Oh AC/DC - the eternal, unchanging, ever dependable. After going into hibernation following the Stiff Upper Lip world tour nobody, including the band themselves, seemed to know if there was ever going to be a new AC/DC album. It took its time but there it was in the end, Black Ice. More of the same ol', obviously, everybody still seemed to be in shape to deliver.

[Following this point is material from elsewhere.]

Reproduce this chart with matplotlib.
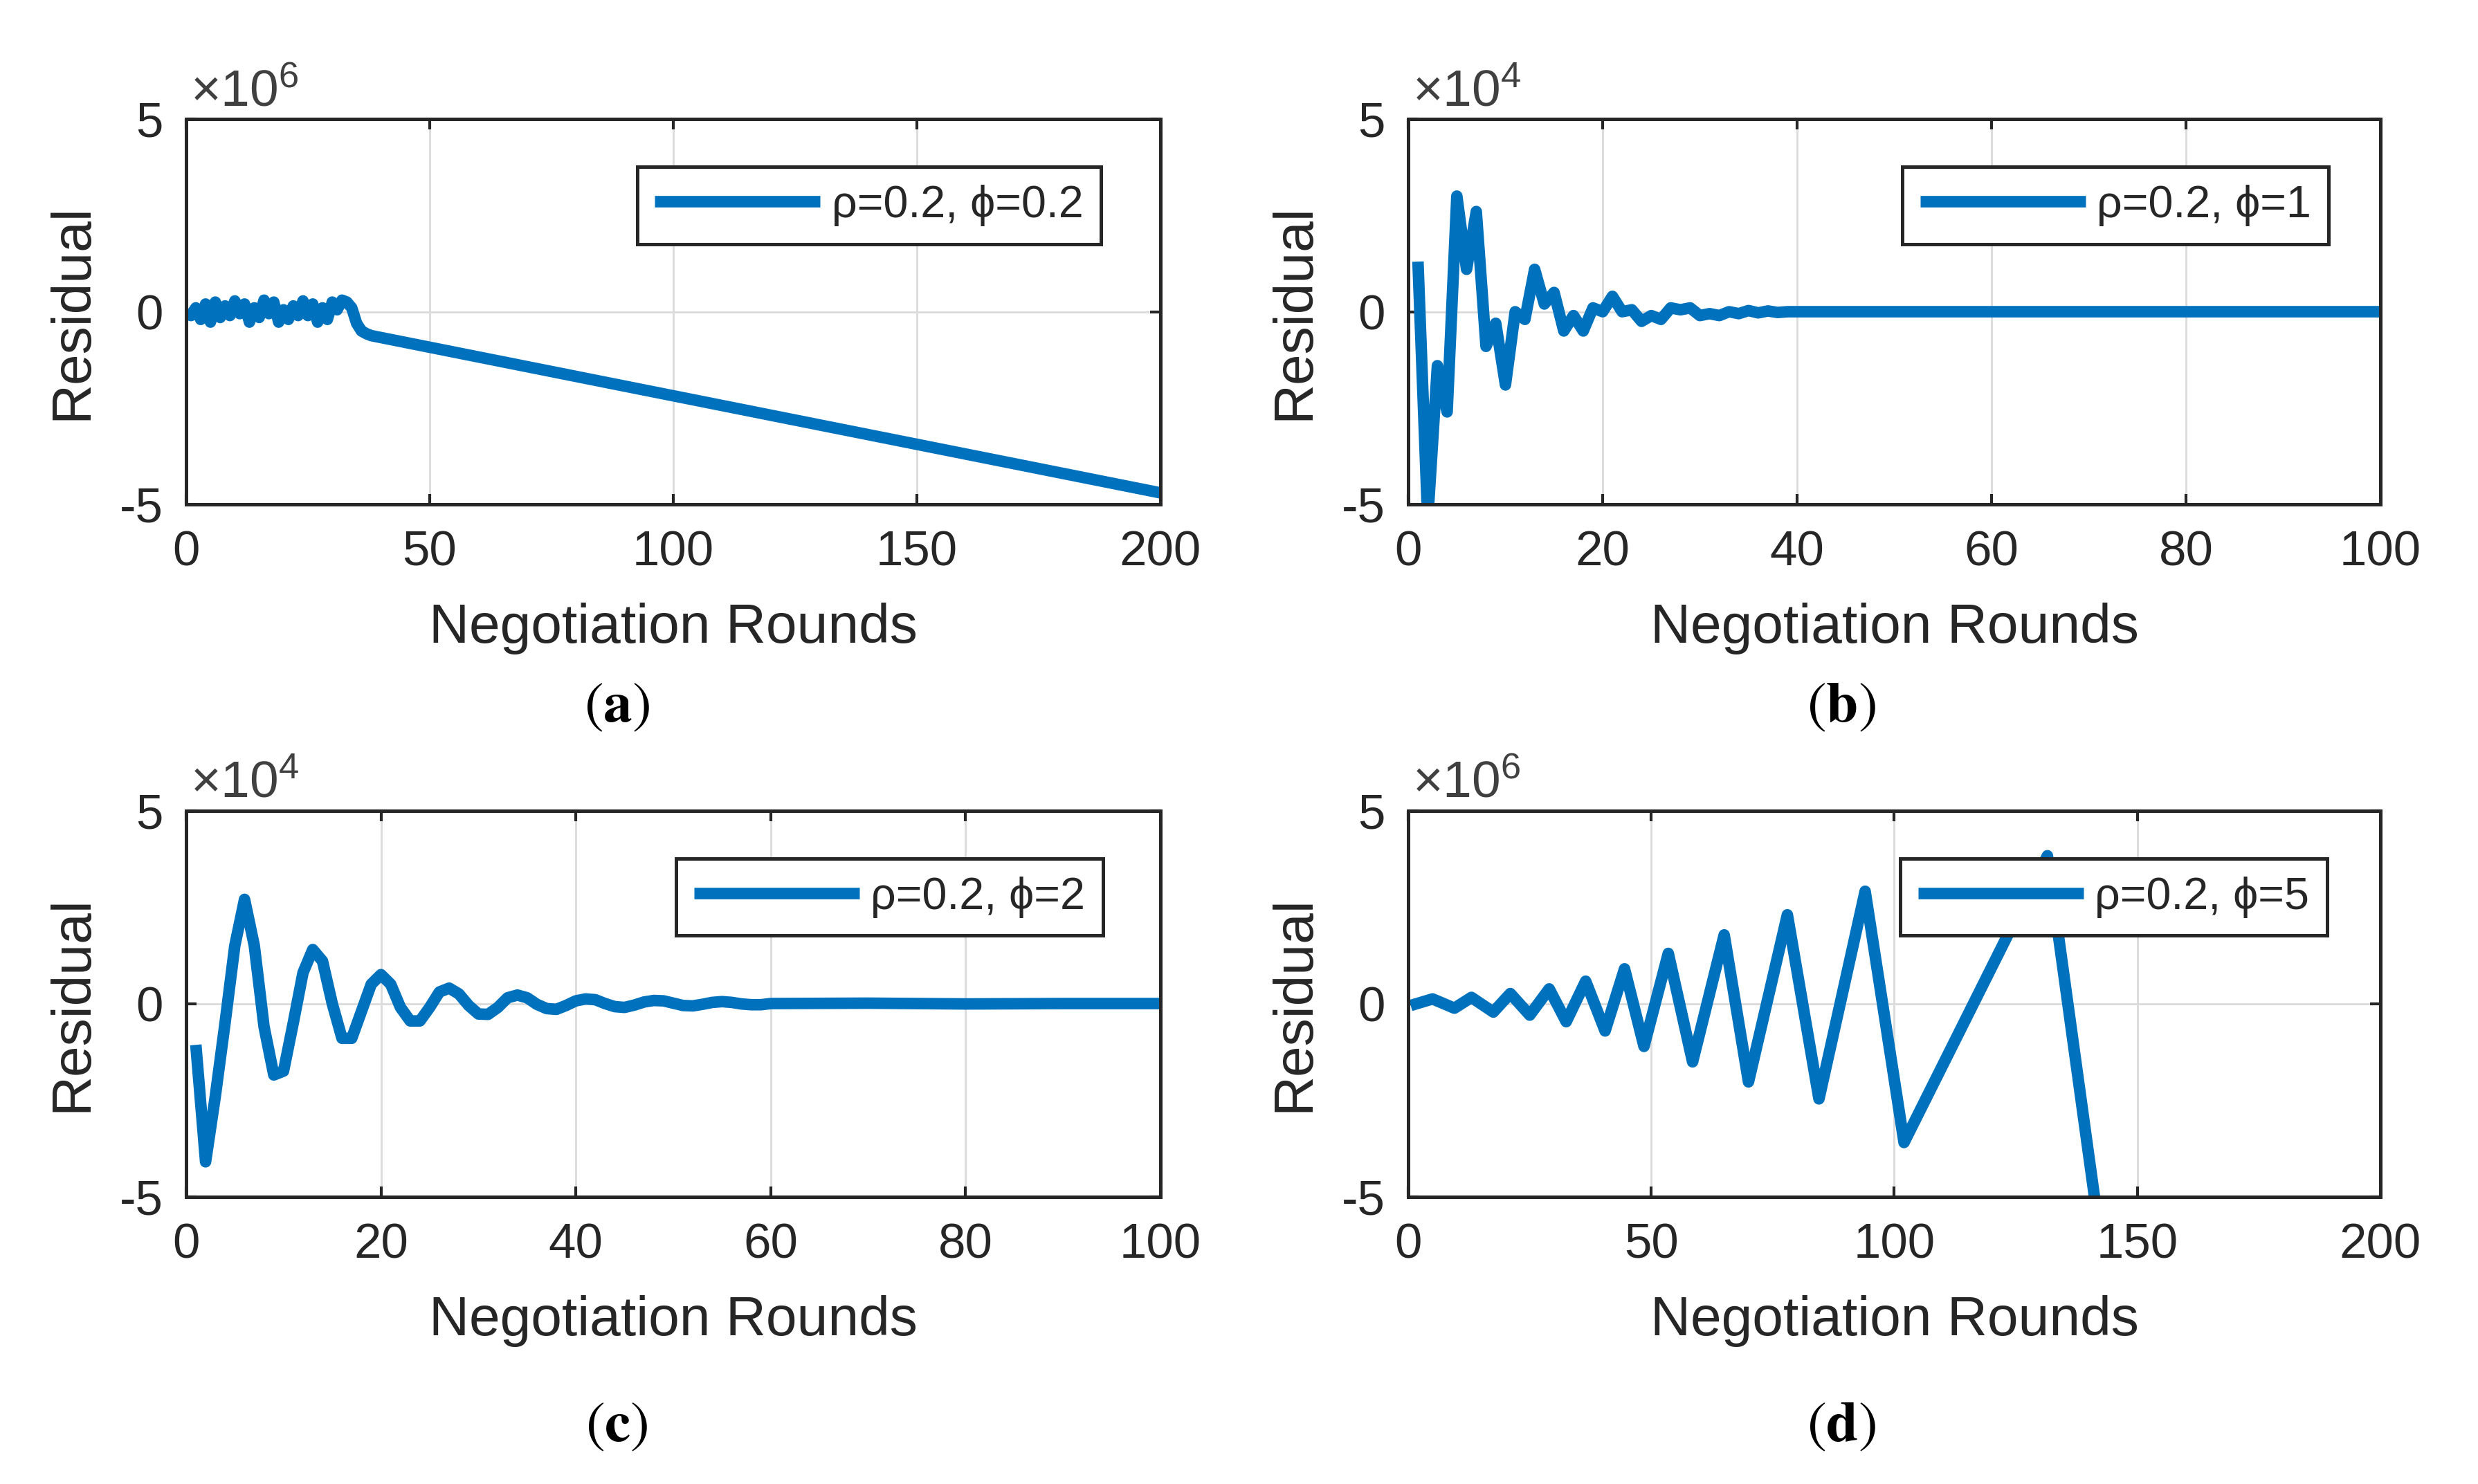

But to deliver on stage is a whole different deal, especially when it's a bunch of old farts still trying to rock out like youngsters. The major concern at least for me was Brian Johnson's voice, after all his style of singing, ahem, vocalizing ("If you want a singer, go check out the local church choir" is a quote of his that's stuck with me for years) is one that will easily blow the vocal chords to shreds. Maybe it was the years of rest his voice got, but here he's just as good as he ever was. And thankfully that goes for the entire group. AC/DC's never been so much about tempo and dexterity as about groove and badassery, and those are qualities that age doesn't tend to hinder, though it's understandable that they're not quite as reckless and dangerous as the band that recorded If You Want Blood.
As far as the setlist goes, it's hard for AC/DC to squeeze any new material among the countless classics they just have to play every night (as evidenced by them playing only one Stiff Upper Lip song on many of the nights on that tour), but here they manage to play four. Now when it comes to studio albums AC/DC The Relevant Recording Artist sort of ends for me after Flick of the Switch, but from this newest batch especially Rock 'N' Roll Train and Big Jack don't stand out too badly. The rest of it is pure Greatest Hits material, but since it's been 20 years since the last live album, it's okay to get new versions of the same songs.
I saw AC/DC on the Black Ice tour, and by seeing I mean that I was drinking beer with buddies at the back of the Olympic Stadium, a hundred metres from the stage, barely catching a glimpse of Angus Young's bare arse. And I had a blast. I've since held the opinion that AC/DC is the ultimate party band, because if a tightass like me who has never before or never since gone to a rock show for anything else than the music and the music only thinks it was completely sensible to spend 80 euros on the ticket and several more on beer without even bothering to watch the band play, there's something in it that nobody else has.
This release does a fine job capturing that something. It's AC/DC, it's live, and they've still got it.